- **Problem to solve**:
Repeat exactly the lines running from the first line of the data to the line containing "minimum height=92pt] (hinshitsu)", both ends included, and nothing else; drop the pictures.

- **Dataset extract**:
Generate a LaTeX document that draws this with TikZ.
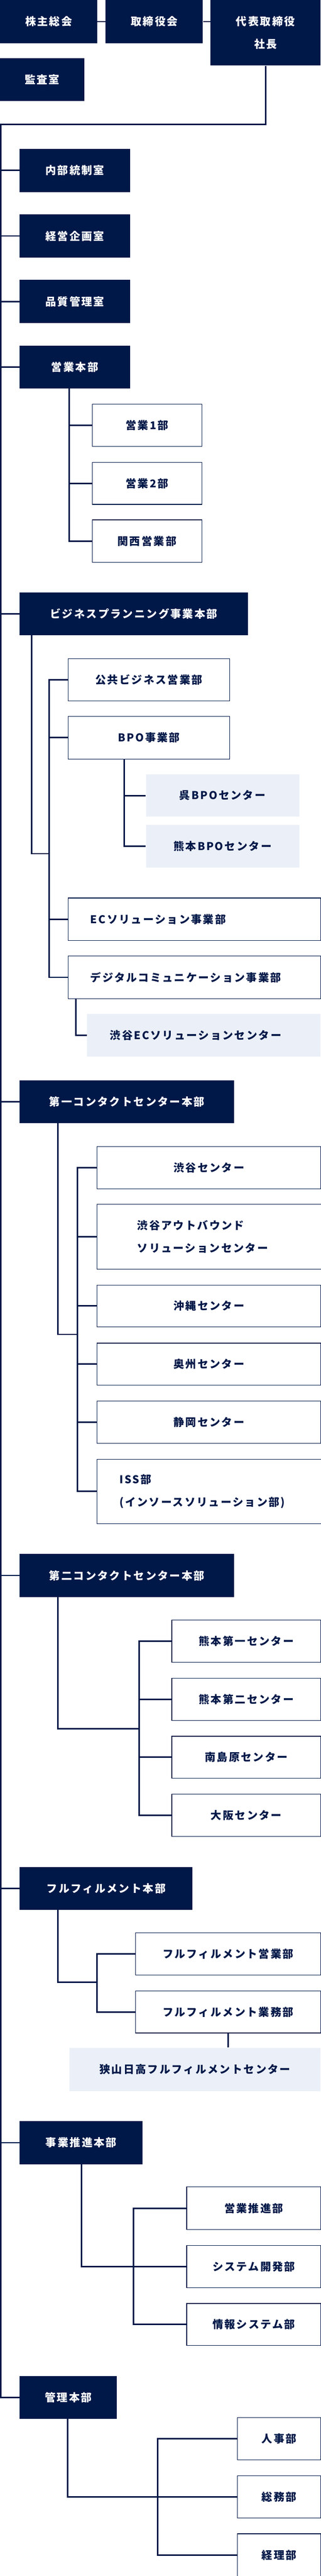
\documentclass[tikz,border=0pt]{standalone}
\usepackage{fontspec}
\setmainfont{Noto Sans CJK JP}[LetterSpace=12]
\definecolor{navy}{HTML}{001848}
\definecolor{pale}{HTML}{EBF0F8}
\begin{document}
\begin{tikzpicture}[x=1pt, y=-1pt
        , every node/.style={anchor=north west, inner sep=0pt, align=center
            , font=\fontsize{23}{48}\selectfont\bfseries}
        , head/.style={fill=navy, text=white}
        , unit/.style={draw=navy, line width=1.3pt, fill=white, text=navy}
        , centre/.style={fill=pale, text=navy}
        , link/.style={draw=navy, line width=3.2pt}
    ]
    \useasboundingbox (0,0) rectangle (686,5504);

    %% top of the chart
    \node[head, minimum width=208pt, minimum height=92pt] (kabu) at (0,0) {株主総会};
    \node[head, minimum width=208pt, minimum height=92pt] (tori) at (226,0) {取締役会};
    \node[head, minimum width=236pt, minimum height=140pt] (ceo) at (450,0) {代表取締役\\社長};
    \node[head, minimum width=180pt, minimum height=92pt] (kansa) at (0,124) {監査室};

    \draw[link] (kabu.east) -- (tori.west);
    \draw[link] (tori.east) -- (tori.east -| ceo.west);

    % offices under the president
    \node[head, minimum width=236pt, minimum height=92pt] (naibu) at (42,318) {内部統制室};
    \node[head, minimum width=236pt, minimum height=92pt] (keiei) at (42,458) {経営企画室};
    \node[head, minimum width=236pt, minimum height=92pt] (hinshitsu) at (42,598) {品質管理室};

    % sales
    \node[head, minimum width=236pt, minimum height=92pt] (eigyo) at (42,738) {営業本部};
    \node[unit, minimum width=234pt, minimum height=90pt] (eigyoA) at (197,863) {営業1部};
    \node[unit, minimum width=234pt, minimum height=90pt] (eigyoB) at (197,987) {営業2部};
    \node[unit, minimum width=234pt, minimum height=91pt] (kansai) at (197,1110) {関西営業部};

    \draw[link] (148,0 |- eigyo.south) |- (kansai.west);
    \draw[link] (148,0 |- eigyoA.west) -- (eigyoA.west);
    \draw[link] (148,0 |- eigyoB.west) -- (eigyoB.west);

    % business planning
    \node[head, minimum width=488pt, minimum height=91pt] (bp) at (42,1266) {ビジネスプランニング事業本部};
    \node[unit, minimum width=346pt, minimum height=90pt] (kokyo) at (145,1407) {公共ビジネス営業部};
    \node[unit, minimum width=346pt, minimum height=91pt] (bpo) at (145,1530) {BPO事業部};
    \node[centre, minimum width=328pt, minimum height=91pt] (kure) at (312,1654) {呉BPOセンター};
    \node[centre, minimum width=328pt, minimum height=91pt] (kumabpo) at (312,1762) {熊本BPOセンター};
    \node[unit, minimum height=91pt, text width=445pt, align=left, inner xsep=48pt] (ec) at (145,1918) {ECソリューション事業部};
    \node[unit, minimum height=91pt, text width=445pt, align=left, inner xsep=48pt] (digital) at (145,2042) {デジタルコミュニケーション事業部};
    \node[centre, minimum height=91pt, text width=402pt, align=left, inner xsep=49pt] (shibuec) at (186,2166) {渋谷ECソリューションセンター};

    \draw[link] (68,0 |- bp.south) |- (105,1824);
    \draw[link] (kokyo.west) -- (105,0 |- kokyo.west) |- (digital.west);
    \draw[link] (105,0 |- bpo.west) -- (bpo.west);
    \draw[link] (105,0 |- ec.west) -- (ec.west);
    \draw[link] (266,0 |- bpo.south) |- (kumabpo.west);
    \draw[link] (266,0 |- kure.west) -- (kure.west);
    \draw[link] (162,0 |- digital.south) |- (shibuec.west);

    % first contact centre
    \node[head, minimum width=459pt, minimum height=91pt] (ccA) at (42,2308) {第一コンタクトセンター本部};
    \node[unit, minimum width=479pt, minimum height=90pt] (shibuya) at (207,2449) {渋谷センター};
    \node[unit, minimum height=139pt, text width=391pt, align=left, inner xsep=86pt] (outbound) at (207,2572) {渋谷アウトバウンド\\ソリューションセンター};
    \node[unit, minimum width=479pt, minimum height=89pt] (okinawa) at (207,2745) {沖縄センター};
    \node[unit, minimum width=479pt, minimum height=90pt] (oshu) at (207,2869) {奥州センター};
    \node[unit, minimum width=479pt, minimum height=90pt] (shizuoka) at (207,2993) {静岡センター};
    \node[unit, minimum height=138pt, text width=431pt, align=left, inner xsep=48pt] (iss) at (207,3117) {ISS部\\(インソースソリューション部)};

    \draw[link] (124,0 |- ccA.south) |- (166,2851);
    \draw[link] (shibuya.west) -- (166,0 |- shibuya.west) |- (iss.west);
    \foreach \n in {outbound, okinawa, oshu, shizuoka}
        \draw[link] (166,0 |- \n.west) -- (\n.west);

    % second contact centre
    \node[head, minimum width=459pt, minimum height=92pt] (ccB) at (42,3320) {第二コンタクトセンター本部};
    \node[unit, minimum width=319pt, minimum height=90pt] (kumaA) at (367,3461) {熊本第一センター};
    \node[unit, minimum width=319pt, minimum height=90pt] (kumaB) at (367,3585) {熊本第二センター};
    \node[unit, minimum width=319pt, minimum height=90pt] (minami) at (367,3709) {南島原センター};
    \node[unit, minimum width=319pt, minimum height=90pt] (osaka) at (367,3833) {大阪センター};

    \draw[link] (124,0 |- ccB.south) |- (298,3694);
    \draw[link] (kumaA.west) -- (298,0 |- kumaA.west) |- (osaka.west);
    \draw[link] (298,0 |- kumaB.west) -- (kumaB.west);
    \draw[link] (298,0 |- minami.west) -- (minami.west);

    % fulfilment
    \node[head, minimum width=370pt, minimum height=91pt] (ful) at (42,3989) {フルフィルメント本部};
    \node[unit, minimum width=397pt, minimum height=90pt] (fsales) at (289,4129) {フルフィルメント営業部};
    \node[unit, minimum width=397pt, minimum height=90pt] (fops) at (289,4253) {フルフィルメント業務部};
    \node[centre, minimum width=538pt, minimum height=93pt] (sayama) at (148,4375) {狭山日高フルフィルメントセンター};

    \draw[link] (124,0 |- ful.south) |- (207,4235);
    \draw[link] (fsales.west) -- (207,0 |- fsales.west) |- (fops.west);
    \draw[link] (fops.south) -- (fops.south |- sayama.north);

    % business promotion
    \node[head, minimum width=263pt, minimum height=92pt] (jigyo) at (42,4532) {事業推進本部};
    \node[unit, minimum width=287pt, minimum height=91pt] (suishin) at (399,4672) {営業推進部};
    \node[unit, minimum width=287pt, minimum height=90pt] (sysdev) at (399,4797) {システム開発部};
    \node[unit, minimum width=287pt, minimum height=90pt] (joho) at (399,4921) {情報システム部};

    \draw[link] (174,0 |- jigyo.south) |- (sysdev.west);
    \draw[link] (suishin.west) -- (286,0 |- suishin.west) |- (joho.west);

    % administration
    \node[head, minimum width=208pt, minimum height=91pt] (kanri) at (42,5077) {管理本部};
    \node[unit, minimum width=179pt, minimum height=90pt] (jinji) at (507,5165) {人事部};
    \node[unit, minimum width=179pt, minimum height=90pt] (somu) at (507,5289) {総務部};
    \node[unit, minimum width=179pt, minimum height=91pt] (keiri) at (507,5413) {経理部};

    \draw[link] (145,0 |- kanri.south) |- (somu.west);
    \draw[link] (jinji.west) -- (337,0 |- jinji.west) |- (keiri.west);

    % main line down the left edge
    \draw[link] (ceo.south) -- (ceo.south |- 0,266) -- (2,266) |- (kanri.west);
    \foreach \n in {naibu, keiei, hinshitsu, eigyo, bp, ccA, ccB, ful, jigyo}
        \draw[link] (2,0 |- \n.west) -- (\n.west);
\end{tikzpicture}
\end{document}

- **Exercise solution**:
Generate a LaTeX document that draws this with TikZ.
\documentclass[tikz,border=0pt]{standalone}
\usepackage{fontspec}
\setmainfont{Noto Sans CJK JP}[LetterSpace=12]
\definecolor{navy}{HTML}{001848}
\definecolor{pale}{HTML}{EBF0F8}
\begin{document}
\begin{tikzpicture}[x=1pt, y=-1pt
        , every node/.style={anchor=north west, inner sep=0pt, align=center
            , font=\fontsize{23}{48}\selectfont\bfseries}
        , head/.style={fill=navy, text=white}
        , unit/.style={draw=navy, line width=1.3pt, fill=white, text=navy}
        , centre/.style={fill=pale, text=navy}
        , link/.style={draw=navy, line width=3.2pt}
    ]
    \useasboundingbox (0,0) rectangle (686,5504);

    %% top of the chart
    \node[head, minimum width=208pt, minimum height=92pt] (kabu) at (0,0) {株主総会};
    \node[head, minimum width=208pt, minimum height=92pt] (tori) at (226,0) {取締役会};
    \node[head, minimum width=236pt, minimum height=140pt] (ceo) at (450,0) {代表取締役\\社長};
    \node[head, minimum width=180pt, minimum height=92pt] (kansa) at (0,124) {監査室};

    \draw[link] (kabu.east) -- (tori.west);
    \draw[link] (tori.east) -- (tori.east -| ceo.west);

    % offices under the president
    \node[head, minimum width=236pt, minimum height=92pt] (naibu) at (42,318) {内部統制室};
    \node[head, minimum width=236pt, minimum height=92pt] (keiei) at (42,458) {経営企画室};
    \node[head, minimum width=236pt, minimum height=92pt] (hinshitsu) at (42,598) {品質管理室};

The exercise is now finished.